'More relaxed' Braxton Miller continuing his wide receiver education

Braxton Miller had 15 catches for 99 yards during his rookie season, but he's eyeing a bigger impact in Year 2. Brett Coomer/Houston Chronicle via AP

WHITE SULPHUR SPRINGS, W.Va. -- It has taken Braxton Miller some time to get used to playing wide receiver in the NFL.

The Houston Texans' 2016 third-round pick only played one season at the position at Ohio State after making the transition from quarterback before his senior season. In his rookie year, not only did Miller face the challenges of transitioning from a college offense to the NFL, but he did it at a position he didn't have that much experience at.

For Miller, the most challenging part of playing receiver in the NFL is recognizing coverages. Texans wide receivers coach John Perry said he has been trying to spend time working with Miller in that area.

"It's much different when you're under center recognizing coverages as opposed to being out wide and recognizing coverages," Perry said. "When he knows who he has to beat, he's very good, but he has to keep working on that coverage aspect of it. You'll see a lot more improvement there."

Miller said he has spent a lot of time watching film this offseason of other slot receivers who play in a similar offensive scheme. He said already knowing the playbook going into this season has made a huge difference as well.

"This year, I'm more relaxed.

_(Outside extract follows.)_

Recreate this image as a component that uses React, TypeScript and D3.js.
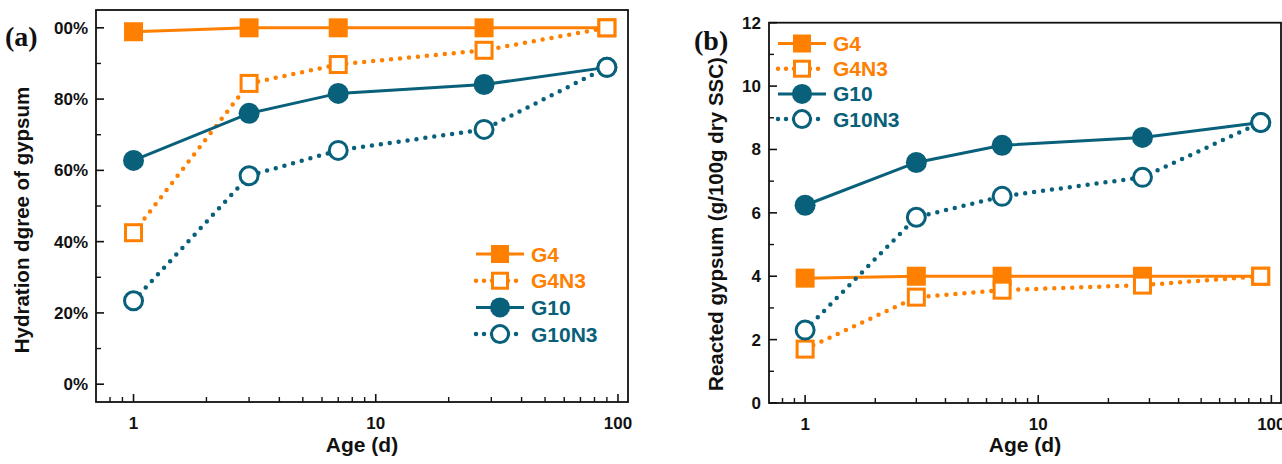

Last year, I was more tense," Miller said. "The playbook is kind of tough.

"Now I'm going out there open-minded, like I know what I'm doing. The only thing I have to worry about is how I'm going to beat the guy in front of me."

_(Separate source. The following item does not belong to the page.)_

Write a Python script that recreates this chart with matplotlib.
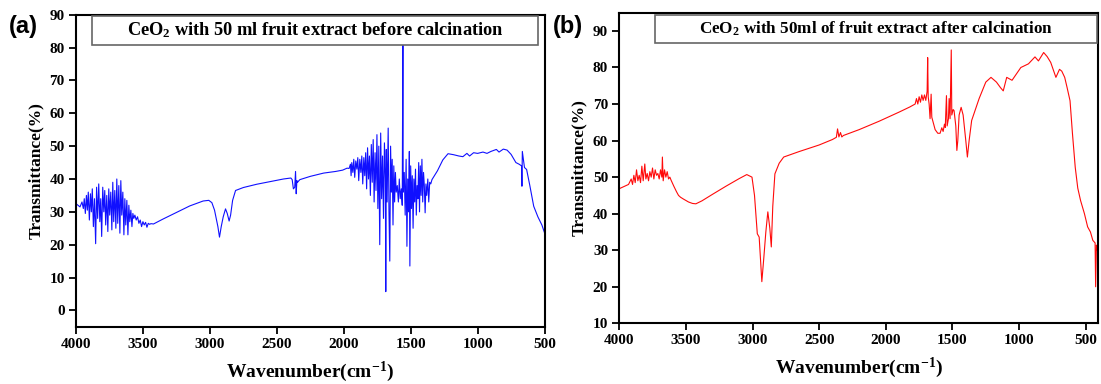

Head coach Bill O'Brien has noticed that as well.

"Braxton's become a better route runner," O'Brien said. "He knows our system better, so now he can really concentrate on technique and not have to think about the plays all the time. He's worked really hard. He came on strong at the end of OTAs and he's having a good camp here."

Now that Miller has a year under his belt, the physical attributes are there, and the Texans think he will succeed in the slot role.

"He has the quickness and the speed that you're looking for in there," Perry said. "The thing that's really intriguing is that he's generally a larger guy than most slot receivers, but he does have that quickness and speed to go along with that. That's something that's really valuable and gives him options to play on the outside and do those things, too. He's fighting to try to get on the field in a lot of different ways."